# [Data section]
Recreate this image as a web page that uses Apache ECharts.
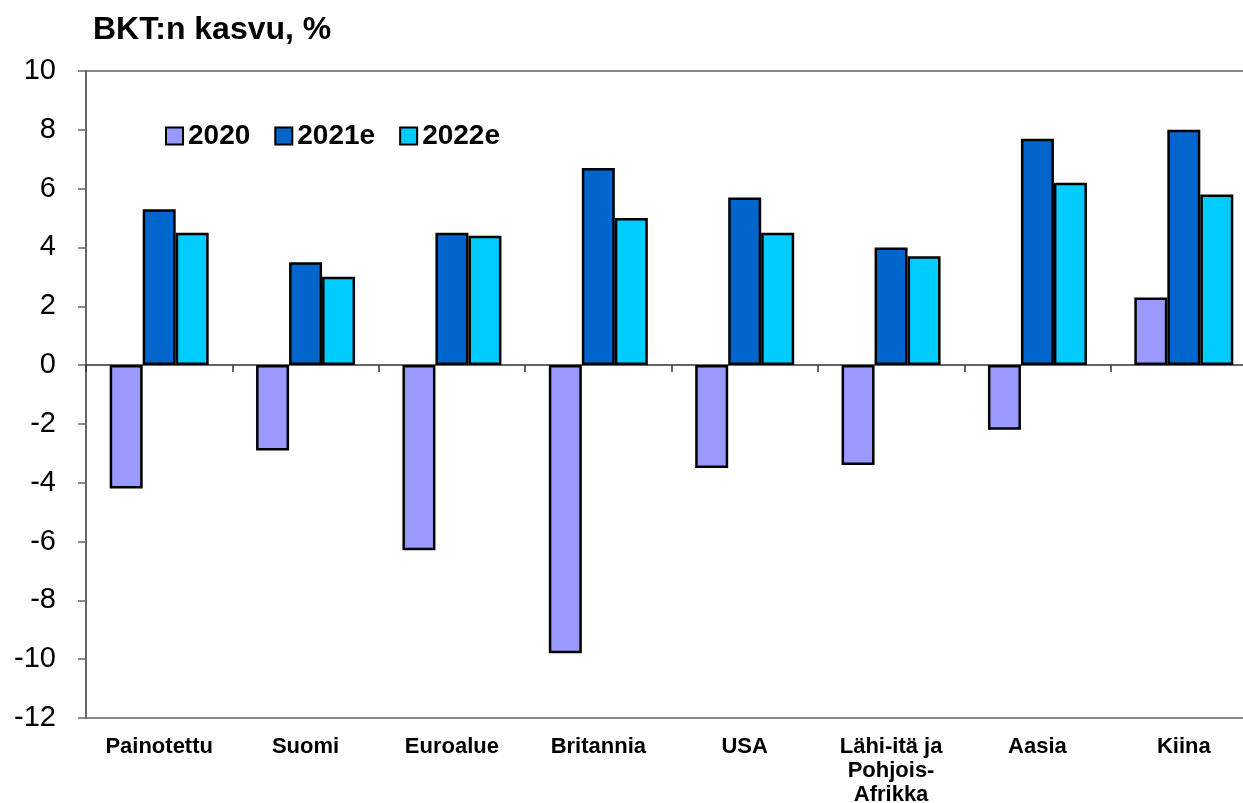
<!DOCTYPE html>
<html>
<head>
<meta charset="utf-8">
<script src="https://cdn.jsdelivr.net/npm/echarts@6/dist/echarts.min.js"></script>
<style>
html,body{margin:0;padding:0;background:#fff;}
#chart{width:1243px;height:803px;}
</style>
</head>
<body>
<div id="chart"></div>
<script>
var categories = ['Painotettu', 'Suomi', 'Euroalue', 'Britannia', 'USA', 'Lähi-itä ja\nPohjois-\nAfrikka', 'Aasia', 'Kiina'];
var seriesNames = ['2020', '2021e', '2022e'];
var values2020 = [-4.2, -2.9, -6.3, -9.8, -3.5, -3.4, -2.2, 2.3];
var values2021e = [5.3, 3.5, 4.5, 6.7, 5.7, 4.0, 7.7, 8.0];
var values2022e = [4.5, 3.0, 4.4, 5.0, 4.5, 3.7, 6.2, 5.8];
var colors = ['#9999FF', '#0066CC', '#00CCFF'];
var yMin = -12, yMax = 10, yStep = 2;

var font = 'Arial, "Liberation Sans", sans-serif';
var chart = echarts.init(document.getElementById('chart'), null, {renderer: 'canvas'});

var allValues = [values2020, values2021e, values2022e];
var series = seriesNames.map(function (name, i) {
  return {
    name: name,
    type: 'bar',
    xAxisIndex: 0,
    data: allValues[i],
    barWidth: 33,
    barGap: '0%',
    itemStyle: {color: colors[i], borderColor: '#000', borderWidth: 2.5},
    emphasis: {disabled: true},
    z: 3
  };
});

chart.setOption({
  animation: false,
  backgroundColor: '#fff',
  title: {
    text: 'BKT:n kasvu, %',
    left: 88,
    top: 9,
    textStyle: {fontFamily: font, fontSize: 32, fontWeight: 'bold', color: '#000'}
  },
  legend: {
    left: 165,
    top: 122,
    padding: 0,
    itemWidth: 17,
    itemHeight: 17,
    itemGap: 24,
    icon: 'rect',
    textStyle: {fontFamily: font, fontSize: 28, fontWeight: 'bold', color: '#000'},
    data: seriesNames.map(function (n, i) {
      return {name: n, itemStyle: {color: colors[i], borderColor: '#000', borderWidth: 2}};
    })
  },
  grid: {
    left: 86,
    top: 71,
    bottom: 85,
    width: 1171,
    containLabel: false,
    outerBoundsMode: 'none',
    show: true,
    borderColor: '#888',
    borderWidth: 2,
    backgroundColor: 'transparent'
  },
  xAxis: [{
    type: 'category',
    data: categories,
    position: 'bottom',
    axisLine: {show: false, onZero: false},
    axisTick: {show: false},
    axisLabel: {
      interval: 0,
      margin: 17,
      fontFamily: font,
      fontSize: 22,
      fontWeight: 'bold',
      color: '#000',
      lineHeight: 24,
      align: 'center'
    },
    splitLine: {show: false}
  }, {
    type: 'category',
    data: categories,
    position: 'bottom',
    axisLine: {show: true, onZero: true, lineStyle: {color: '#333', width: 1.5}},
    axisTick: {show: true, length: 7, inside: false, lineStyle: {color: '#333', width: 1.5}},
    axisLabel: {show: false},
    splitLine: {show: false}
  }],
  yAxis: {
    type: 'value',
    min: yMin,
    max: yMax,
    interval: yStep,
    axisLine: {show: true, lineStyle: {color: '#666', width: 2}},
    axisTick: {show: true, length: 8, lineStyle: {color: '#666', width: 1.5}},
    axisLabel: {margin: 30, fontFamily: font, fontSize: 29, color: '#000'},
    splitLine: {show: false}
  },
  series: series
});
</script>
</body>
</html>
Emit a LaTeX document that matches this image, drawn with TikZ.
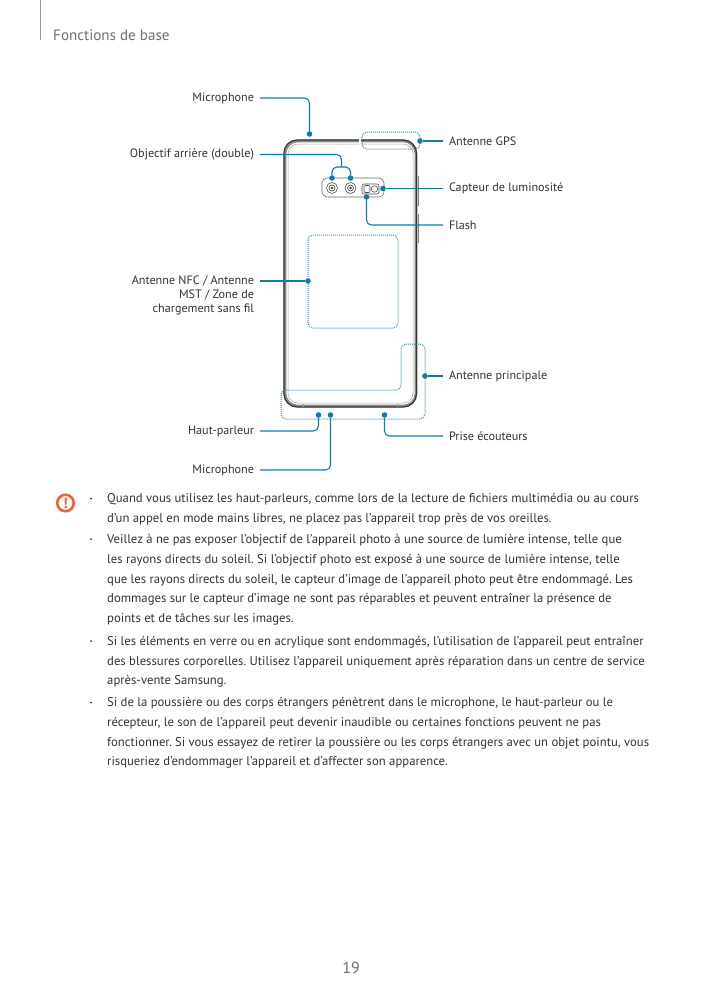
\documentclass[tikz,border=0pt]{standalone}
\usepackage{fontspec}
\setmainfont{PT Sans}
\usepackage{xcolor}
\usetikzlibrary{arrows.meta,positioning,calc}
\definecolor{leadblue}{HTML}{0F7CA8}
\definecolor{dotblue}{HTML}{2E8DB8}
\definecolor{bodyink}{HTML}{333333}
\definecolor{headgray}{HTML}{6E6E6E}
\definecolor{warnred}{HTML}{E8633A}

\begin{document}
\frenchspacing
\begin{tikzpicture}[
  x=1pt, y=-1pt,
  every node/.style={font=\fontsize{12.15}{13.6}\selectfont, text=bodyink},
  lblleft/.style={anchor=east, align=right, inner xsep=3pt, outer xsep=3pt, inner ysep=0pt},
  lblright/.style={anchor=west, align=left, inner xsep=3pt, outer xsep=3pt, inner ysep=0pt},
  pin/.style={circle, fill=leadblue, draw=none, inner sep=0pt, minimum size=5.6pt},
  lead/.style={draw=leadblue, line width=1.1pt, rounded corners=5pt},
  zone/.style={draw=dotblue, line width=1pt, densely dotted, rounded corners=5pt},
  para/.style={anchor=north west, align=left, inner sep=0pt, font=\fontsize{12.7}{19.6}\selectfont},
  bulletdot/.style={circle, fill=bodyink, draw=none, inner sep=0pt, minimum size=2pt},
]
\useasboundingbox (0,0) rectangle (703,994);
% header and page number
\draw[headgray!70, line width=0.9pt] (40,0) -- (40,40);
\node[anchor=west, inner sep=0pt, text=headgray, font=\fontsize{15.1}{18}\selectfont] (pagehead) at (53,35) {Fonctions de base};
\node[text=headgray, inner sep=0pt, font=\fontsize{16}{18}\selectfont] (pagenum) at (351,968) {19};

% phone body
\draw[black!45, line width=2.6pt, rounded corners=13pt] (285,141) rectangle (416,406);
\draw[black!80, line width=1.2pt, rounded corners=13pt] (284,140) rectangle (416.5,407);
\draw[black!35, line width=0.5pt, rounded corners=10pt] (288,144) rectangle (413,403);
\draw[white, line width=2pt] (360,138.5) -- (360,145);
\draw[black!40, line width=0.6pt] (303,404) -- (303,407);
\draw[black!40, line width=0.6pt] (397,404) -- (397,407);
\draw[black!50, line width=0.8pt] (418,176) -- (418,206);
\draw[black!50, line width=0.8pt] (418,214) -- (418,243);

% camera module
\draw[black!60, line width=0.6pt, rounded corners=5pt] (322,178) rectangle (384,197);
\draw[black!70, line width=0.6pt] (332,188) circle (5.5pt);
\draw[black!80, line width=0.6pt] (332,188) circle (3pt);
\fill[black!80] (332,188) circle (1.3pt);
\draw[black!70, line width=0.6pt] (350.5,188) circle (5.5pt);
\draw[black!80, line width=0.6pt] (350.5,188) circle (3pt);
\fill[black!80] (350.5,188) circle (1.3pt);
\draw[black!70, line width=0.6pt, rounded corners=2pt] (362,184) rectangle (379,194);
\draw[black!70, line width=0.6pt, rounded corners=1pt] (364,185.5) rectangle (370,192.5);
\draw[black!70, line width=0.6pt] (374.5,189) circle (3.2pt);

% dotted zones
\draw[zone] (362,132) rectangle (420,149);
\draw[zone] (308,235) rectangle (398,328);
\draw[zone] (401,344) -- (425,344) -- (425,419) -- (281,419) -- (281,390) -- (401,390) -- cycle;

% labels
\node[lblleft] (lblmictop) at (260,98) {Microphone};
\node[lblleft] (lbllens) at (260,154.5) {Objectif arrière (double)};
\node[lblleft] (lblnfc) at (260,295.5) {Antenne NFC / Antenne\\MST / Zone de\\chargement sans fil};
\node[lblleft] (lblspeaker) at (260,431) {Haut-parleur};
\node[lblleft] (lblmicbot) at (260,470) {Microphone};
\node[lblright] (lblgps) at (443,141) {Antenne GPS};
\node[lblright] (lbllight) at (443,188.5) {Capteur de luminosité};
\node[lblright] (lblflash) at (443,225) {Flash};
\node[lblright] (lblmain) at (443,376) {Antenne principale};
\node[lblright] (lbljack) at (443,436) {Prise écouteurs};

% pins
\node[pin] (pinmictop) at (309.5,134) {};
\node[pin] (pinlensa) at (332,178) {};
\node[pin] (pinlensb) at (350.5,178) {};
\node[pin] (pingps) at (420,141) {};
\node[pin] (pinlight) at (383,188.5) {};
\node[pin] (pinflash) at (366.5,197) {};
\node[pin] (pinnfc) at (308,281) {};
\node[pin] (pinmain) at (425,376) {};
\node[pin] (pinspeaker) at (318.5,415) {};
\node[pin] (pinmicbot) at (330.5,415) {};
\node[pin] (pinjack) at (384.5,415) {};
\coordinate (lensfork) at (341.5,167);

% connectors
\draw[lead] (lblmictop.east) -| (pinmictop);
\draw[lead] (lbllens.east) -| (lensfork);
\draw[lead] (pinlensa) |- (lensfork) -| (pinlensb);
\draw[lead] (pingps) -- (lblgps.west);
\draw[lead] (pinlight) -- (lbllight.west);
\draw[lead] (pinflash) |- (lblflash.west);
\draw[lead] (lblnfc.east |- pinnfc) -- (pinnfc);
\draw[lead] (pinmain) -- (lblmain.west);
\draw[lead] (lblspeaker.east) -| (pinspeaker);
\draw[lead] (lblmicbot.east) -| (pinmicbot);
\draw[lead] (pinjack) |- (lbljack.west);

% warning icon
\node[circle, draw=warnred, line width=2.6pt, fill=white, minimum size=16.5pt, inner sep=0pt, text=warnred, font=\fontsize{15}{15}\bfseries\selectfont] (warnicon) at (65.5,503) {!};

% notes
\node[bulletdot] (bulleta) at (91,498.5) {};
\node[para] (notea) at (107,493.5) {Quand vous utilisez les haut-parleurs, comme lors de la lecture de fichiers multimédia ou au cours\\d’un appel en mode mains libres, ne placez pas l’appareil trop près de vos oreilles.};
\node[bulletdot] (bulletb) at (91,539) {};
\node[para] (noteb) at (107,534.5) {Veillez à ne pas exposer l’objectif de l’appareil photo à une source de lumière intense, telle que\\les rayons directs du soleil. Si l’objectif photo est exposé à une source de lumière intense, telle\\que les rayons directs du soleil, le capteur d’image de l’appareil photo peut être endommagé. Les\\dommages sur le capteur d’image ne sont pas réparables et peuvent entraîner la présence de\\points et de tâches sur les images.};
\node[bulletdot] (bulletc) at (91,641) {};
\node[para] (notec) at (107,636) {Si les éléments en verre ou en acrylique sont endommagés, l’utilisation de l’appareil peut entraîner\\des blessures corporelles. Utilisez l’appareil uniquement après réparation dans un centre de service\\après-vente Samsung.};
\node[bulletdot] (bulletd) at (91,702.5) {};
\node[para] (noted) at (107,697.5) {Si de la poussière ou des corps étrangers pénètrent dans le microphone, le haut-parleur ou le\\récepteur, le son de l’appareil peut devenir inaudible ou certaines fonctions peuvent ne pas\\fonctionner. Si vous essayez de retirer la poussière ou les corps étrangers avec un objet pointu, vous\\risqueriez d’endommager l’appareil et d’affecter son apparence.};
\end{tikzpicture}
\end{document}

# [Work to do]
Using the material above, gather every line that includes "image".

# [The solution]
Recreate this image as a web page that uses Apache ECharts.
Emit a LaTeX document that matches this image, drawn with TikZ.
\node[para] (noteb) at (107,534.5) {Veillez à ne pas exposer l’objectif de l’appareil photo à une source de lumière intense, telle que\\les rayons directs du soleil. Si l’objectif photo est exposé à une source de lumière intense, telle\\que les rayons directs du soleil, le capteur d’image de l’appareil photo peut être endommagé. Les\\dommages sur le capteur d’image ne sont pas réparables et peuvent entraîner la présence de\\points et de tâches sur les images.};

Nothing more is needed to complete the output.